The data frame (DF) type XL frame format (XLFF) of variable length performs and controls data transmission and reception between CAN XL nodes. The XL DF can transmit 1 byte to 2048 byte in the data field, while the data length can change in one-byte steps. CAN XL nodes are able to transmit and to receive all frame formats specified in ISO 11898-1:2024.

On transmission, an LLC frame is converted into a MAC frame. On reception, a MAC frame is converted into an LLC frame. MAC DFs in XLFF are composed of the following seven different bit fields.

In CAN CC and CAN FD, the CAN-ID field (11 bit or 29 bit) is used for both arbitration and addressing purposes. In CAN XL these functions are separated. The CAN XL protocol separates the priority functions (11-bit Priority ID) and the addressing (32-bit acceptance field).

• 11-bit Priority: This field provides the uniquely assigned priority of the CAN XL DF.
• 32-bit acceptance field (AF): This field is included in the 64-bit hardware acceptance filter of the CAN XL controller. It may contain node address or content-indicating information.

The CAN XL DF includes two CRC fields: the 13-bit preface CRC (PCRC) in control field and the 32-bit frame CRC (FCRC) in CRC field. The CRCs are cascaded, which means the FCRC protects the whole frame, including the PCRC. Both CRCs are able to detect any five randomly distributed bit-errors. This corresponds to a Hamming distance of 6. The University of Stuttgart proposed the CRC polynomials for PCRC and FCRC, and they published their argumentation in iCC 2020 proceedings. The University of Kassel evaluated the error detection capabilities of the CAN XL MAC layer, which means that the CRC polynomials are double-checked.

The 8-bit ISO OSI service data unit (SDU) type (SDT) indicates the used next OSI layer protocol. It is an embedded OSI layer configuration information as described in ISO 7498-4:1998. The SDT is similar to the EtherType function indicating the used next higher layer protocol.

CiA 611-1 specifies the SDT values and the corresponding usage to unfold the power of this field. The first version of CiA 611-1 specifies SDT values for:

• Content based addressing (i.e., use of message IDs);
• Node addressing;
• CAN CC and CAN FD mapped tunneling;
• Nodes tunneling of Ethernet frames.

The 8-bit virtual CAN network ID (VCID) field allows running up to 256 logical networks on one single CAN XL physical network segment. This enables the implementation of multiple homogeneous networks determined by the same SDT. That means, CAN XL is able to run several logical (virtual) network applications on the same cable using the same SDT. This field is also an OSI layer management information as described in ISO 7498-4:1998.

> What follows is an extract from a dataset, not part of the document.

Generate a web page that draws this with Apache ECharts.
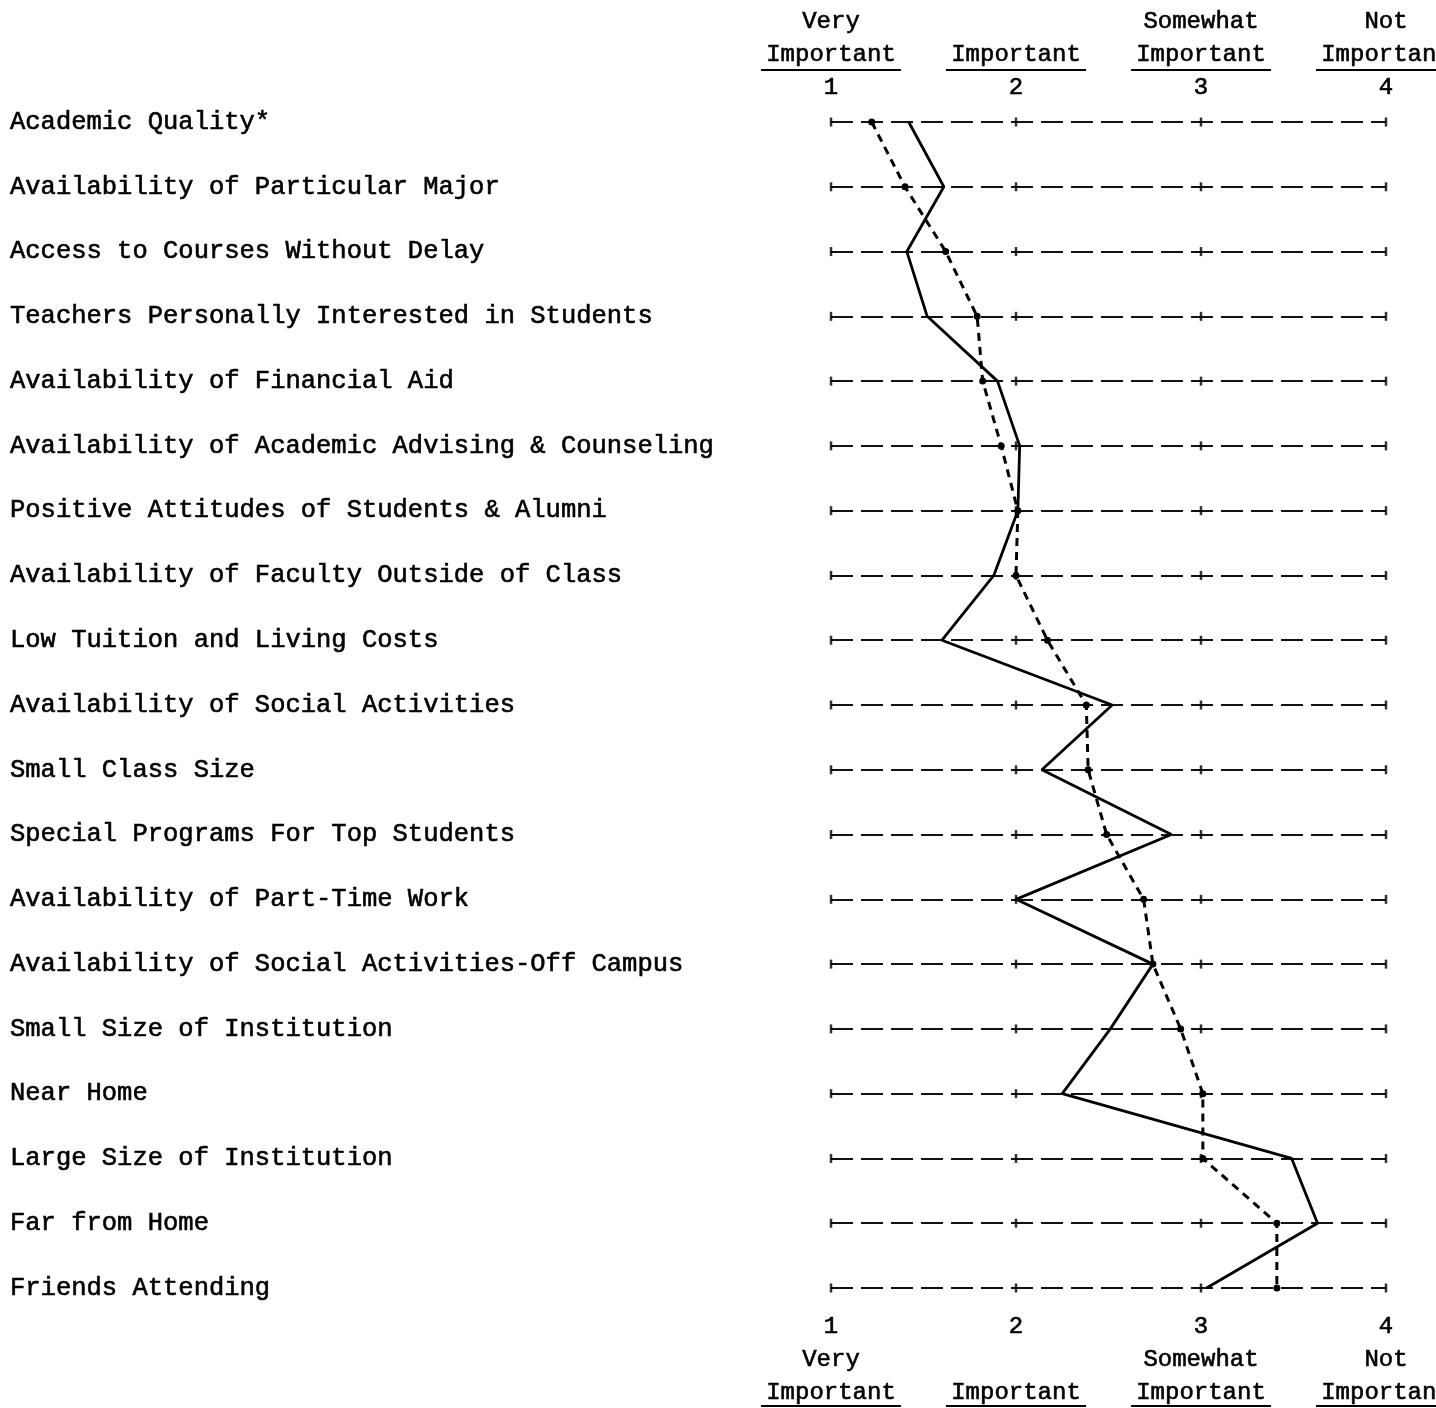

The CANsec data link layer security protocol is under development in CiA 613-2. The SEC bit in the control field indicates if the CAN XL DF uses the CANsec protocol. The CANsec protocol features a 4-byte header with cipher control information, the CAN secure channel ID, and a freshness value. The 16-byte trailer contains the authentication tag. The CANsec specifies control and data plane whereas key management is one of the priority topics. The CANsec protocol is an optional add-on functionality, which is a part of the measures against cyber-attacks.

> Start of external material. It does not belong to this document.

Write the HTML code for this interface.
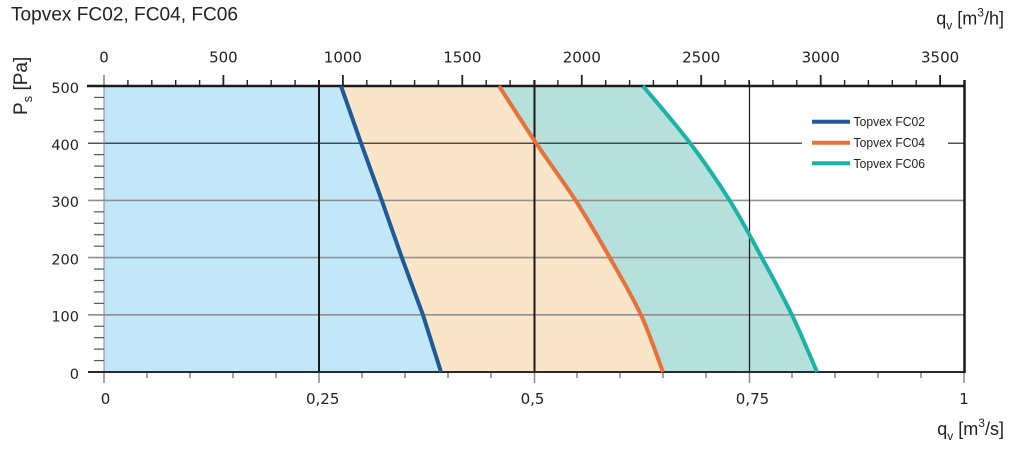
<!DOCTYPE html>
<html><head><meta charset="utf-8"><style>
html,body{margin:0;padding:0;background:#fff;}
svg{display:block;}
</style></head><body>
<svg width="1022" height="452" viewBox="0 0 1022 452" xmlns="http://www.w3.org/2000/svg">
<rect x="0" y="0" width="1022" height="452" fill="#fff"/>
<!-- fills -->
<path d="M104,86 L643,86 C650.8,95.5 675.5,123.8 690,143 C704.5,162.2 718,181.8 730,201 C742,220.2 751.7,239 762,258 C772.3,277 782.8,296 792,315 C801.2,334 812.8,362.5 817,372 L104,372 Z" fill="#b6e0dc"/>
<path d="M104,86 L499,86 C505.2,95.5 523.2,123.8 536,143 C548.8,162.2 563.7,181.8 576,201 C588.3,220.2 599.2,239 610,258 C620.8,277 632.2,296 641,315 C649.8,334 659.3,362.5 663,372 L104,372 Z" fill="#fbe5c9"/>
<path d="M104,86 L341,86 L361,143 L382,201 L402,258 L423,315 L441,372 L104,372 Z" fill="#c2e7f9"/>
<!-- horizontal grid -->
<g stroke="#8f8f8f" stroke-width="1.6">
<line x1="88" y1="200.4" x2="964" y2="200.4"/>
<line x1="88" y1="257.6" x2="964" y2="257.6"/>
<line x1="88" y1="314.8" x2="964" y2="314.8"/>
</g>
<line x1="88" y1="143.2" x2="964" y2="143.2" stroke="#1a1a1a" stroke-width="1.2"/>
<!-- vertical grid -->
<line x1="319" y1="80" x2="319" y2="372" stroke="#1a1a1a" stroke-width="2"/>
<line x1="534.5" y1="80" x2="534.5" y2="372" stroke="#1a1a1a" stroke-width="2"/>
<line x1="749.5" y1="80" x2="749.5" y2="372" stroke="#1a1a1a" stroke-width="1.2"/>
<!-- left axis -->
<line x1="104" y1="86" x2="104" y2="372" stroke="#888" stroke-width="1"/>
<g stroke="#555" stroke-width="1.2">
<line x1="94" y1="360.56" x2="104" y2="360.56"/><line x1="94" y1="349.12" x2="104" y2="349.12"/><line x1="94" y1="337.68" x2="104" y2="337.68"/><line x1="94" y1="326.24" x2="104" y2="326.24"/>
<line x1="94" y1="303.36" x2="104" y2="303.36"/><line x1="94" y1="291.92" x2="104" y2="291.92"/><line x1="94" y1="280.48" x2="104" y2="280.48"/><line x1="94" y1="269.04" x2="104" y2="269.04"/>
<line x1="94" y1="246.16" x2="104" y2="246.16"/><line x1="94" y1="234.72" x2="104" y2="234.72"/><line x1="94" y1="223.28" x2="104" y2="223.28"/><line x1="94" y1="211.84" x2="104" y2="211.84"/>
<line x1="94" y1="188.96" x2="104" y2="188.96"/><line x1="94" y1="177.52" x2="104" y2="177.52"/><line x1="94" y1="166.08" x2="104" y2="166.08"/><line x1="94" y1="154.64" x2="104" y2="154.64"/>
<line x1="94" y1="131.76" x2="104" y2="131.76"/><line x1="94" y1="120.32" x2="104" y2="120.32"/><line x1="94" y1="108.88" x2="104" y2="108.88"/><line x1="94" y1="97.44" x2="104" y2="97.44"/>
</g>
<!-- bottom ticks -->
<g stroke="#666" stroke-width="1.2">
<line x1="147" y1="372" x2="147" y2="378"/><line x1="190" y1="372" x2="190" y2="378"/><line x1="233" y1="372" x2="233" y2="378"/><line x1="276" y1="372" x2="276" y2="378"/>
<line x1="362" y1="372" x2="362" y2="378"/><line x1="405" y1="372" x2="405" y2="378"/><line x1="448" y1="372" x2="448" y2="378"/><line x1="491" y1="372" x2="491" y2="378"/>
<line x1="577" y1="372" x2="577" y2="378"/><line x1="620" y1="372" x2="620" y2="378"/><line x1="663" y1="372" x2="663" y2="378"/><line x1="706" y1="372" x2="706" y2="378"/>
<line x1="792" y1="372" x2="792" y2="378"/><line x1="835" y1="372" x2="835" y2="378"/><line x1="878" y1="372" x2="878" y2="378"/><line x1="921" y1="372" x2="921" y2="378"/>
</g>
<g stroke="#888" stroke-width="1.5">
<line x1="104" y1="372" x2="104" y2="383"/><line x1="319" y1="372" x2="319" y2="383"/><line x1="534.5" y1="372" x2="534.5" y2="383"/><line x1="749.5" y1="372" x2="749.5" y2="383"/><line x1="964" y1="372" x2="964" y2="383"/>
</g>
<!-- top ticks -->
<g stroke="#222" stroke-width="1.4">
<line x1="127.9" y1="80" x2="127.9" y2="86"/><line x1="151.8" y1="80" x2="151.8" y2="86"/><line x1="175.7" y1="80" x2="175.7" y2="86"/><line x1="199.6" y1="80" x2="199.6" y2="86"/>
<line x1="247.3" y1="80" x2="247.3" y2="86"/><line x1="271.2" y1="80" x2="271.2" y2="86"/><line x1="295.1" y1="80" x2="295.1" y2="86"/><line x1="319" y1="80" x2="319" y2="86"/>
<line x1="366.8" y1="80" x2="366.8" y2="86"/><line x1="390.7" y1="80" x2="390.7" y2="86"/><line x1="414.6" y1="80" x2="414.6" y2="86"/><line x1="438.4" y1="80" x2="438.4" y2="86"/>
<line x1="486.2" y1="80" x2="486.2" y2="86"/><line x1="510.1" y1="80" x2="510.1" y2="86"/><line x1="534" y1="80" x2="534" y2="86"/><line x1="557.9" y1="80" x2="557.9" y2="86"/>
<line x1="605.7" y1="80" x2="605.7" y2="86"/><line x1="629.6" y1="80" x2="629.6" y2="86"/><line x1="653.4" y1="80" x2="653.4" y2="86"/><line x1="677.3" y1="80" x2="677.3" y2="86"/>
<line x1="725.1" y1="80" x2="725.1" y2="86"/><line x1="749" y1="80" x2="749" y2="86"/><line x1="772.9" y1="80" x2="772.9" y2="86"/><line x1="796.8" y1="80" x2="796.8" y2="86"/>
<line x1="844.6" y1="80" x2="844.6" y2="86"/><line x1="868.4" y1="80" x2="868.4" y2="86"/><line x1="892.3" y1="80" x2="892.3" y2="86"/><line x1="916.2" y1="80" x2="916.2" y2="86"/>
</g>
<g stroke="#222" stroke-width="1.8">
<line x1="104" y1="75" x2="104" y2="86" stroke="#999"/><line x1="223.4" y1="75" x2="223.4" y2="86"/><line x1="342.9" y1="75" x2="342.9" y2="86"/><line x1="462.3" y1="75" x2="462.3" y2="86"/>
<line x1="581.8" y1="75" x2="581.8" y2="86"/><line x1="701.2" y1="75" x2="701.2" y2="86"/><line x1="820.7" y1="75" x2="820.7" y2="86"/><line x1="940.1" y1="75" x2="940.1" y2="86"/>
</g>
<!-- frame -->
<line x1="88" y1="372" x2="965" y2="372" stroke="#2a2a2a" stroke-width="2"/>
<line x1="87" y1="86" x2="965.5" y2="86" stroke="#1a1a1a" stroke-width="2.5"/>
<line x1="964.5" y1="80" x2="964.5" y2="373" stroke="#1a1a1a" stroke-width="2.5"/>
<!-- curves -->
<path d="M341,86 L361,143 L382,201 L402,258 L423,315 L441,372" fill="none" stroke="#1d5a96" stroke-width="4"/>
<path d="M499,86 C505.2,95.5 523.2,123.8 536,143 C548.8,162.2 563.7,181.8 576,201 C588.3,220.2 599.2,239 610,258 C620.8,277 632.2,296 641,315 C649.8,334 659.3,362.5 663,372" fill="none" stroke="#e8703a" stroke-width="4"/>
<path d="M643,86 C650.8,95.5 675.5,123.8 690,143 C704.5,162.2 718,181.8 730,201 C742,220.2 751.7,239 762,258 C772.3,277 782.8,296 792,315 C801.2,334 812.8,362.5 817,372" fill="none" stroke="#1cb3a7" stroke-width="4"/>
<!-- legend -->
<rect x="802" y="108" width="146" height="70" fill="#fff"/>
<line x1="812" y1="121.7" x2="850" y2="121.7" stroke="#1d5a96" stroke-width="4"/>
<line x1="812" y1="142.7" x2="850" y2="142.7" stroke="#e8703a" stroke-width="4"/>
<line x1="812" y1="163.3" x2="850" y2="163.3" stroke="#1cb3a7" stroke-width="4"/>
<g font-family="Liberation Sans, sans-serif" font-size="12.5" fill="#222">
<text x="853.5" y="126.2" textLength="71.5" lengthAdjust="spacingAndGlyphs">Topvex FC02</text>
<text x="853.5" y="147.2" textLength="71.5" lengthAdjust="spacingAndGlyphs">Topvex FC04</text>
<text x="853.5" y="167.8" textLength="71.5" lengthAdjust="spacingAndGlyphs">Topvex FC06</text>
</g>
<!-- title -->
<text x="11" y="20.5" font-family="Liberation Sans, sans-serif" font-size="19.5" fill="#222" textLength="227" lengthAdjust="spacingAndGlyphs">Topvex FC02, FC04, FC06</text>
<!-- top labels -->
<g font-family="DejaVu Sans, sans-serif" font-size="15" fill="#222" text-anchor="middle">
<text x="104" y="62.5">0</text><text x="223.4" y="62.5">500</text><text x="342.9" y="62.5">1000</text><text x="462.3" y="62.5">1500</text>
<text x="581.8" y="62.5">2000</text><text x="701.2" y="62.5">2500</text><text x="820.7" y="62.5">3000</text><text x="940.1" y="62.5">3500</text>
</g>
<!-- left labels -->
<g font-family="DejaVu Sans, sans-serif" font-size="14.5" fill="#222" text-anchor="end">
<text x="79" y="93">500</text><text x="79" y="150">400</text><text x="79" y="207.2">300</text>
<text x="79" y="264.4">200</text><text x="79" y="321.6">100</text><text x="79" y="378.8">0</text>
</g>
<!-- bottom labels -->
<g font-family="DejaVu Sans, sans-serif" font-size="15" fill="#222" text-anchor="middle">
<text x="105.5" y="404">0</text><text x="322.7" y="404">0,25</text><text x="532.5" y="404">0,5</text><text x="752.5" y="404">0,75</text><text x="964" y="404">1</text>
</g>
<!-- axis titles -->
<g font-family="Liberation Sans, sans-serif" fill="#222">
<text x="1004" y="24.5" text-anchor="end" font-size="18">q<tspan font-size="12" dy="5">v</tspan><tspan dy="-5"> [m</tspan><tspan font-size="12" dy="-8">3</tspan><tspan dy="8">/h]</tspan></text>
<text x="1004" y="435" text-anchor="end" font-size="18">q<tspan font-size="12" dy="5">v</tspan><tspan dy="-5"> [m</tspan><tspan font-size="12" dy="-8">3</tspan><tspan dy="8">/s]</tspan></text>
<text transform="translate(27,115) rotate(-90)" font-size="19">P<tspan font-size="13" dy="5">s</tspan><tspan dy="-5"> [Pa]</tspan></text>
</g>
</svg>
</body></html>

The LLC frame fragmentation is under development in CiA 613-3. The goal is to provide a mechanism preventing a CAN XL long frame (e.g. 128 byte <= frame size <= 2048 bytes) from blocking the network thus allowing high priority control information to get through without sacrificing the integrity of a long frame. For that reason, the long frames get fragmented. This mechanism allows to interrupt the ongoing long-frame transmission and to resume the transmission from the fragment as it was interrupted.

CAN XL is scalable regarding bit rates and the PMA sub-layer. CAN XL nodes can use CAN high-speed transceivers as specified in ISO 11898-2 and CAN SIC transceivers as specified in CiA 601-4. To support bit rates of 10 Mbit/s and beyond, CAN XL nodes need to use CAN SIC XL transceivers as specified in CiA 610-3. The CAN SIC XL transceivers have three modes and can be switched from arbitration mode into the dedicated operating mode (data TX mode and data RX mode) for the XL data phase. This mechanism is called “transceiver mode switching”. To maintain the transceiver mode switching, CAN XL protocol provides the optional PWM encoding function as specified in CiA 610-1, to be linked to the PWM decoding function provided by the CAN SIC XL transceiver as specified in CiA 610-3.

During the data TX mode, the push-pull PMA bus driver characteristic (level_0 and level_1) is activated instead of the dominant and recessive characteristic. The receiver thresholds are changed accordingly.

The bit rate is switched from the nominal bit rate to the XL data phase bit rate at the boundary between the ADH bit and the DH1 bit in the ADS field. The bit rate is switched back from the XL data phase bit rate to the nominal bit rate at the boundary between the FCP(0) bit and the DAH bit in the DAS field.

When the CAN transceiver mode switching is enabled, the time duration of the ADH bit and the DAH bit is used to signal the CAN transceiver to switch its operating modes.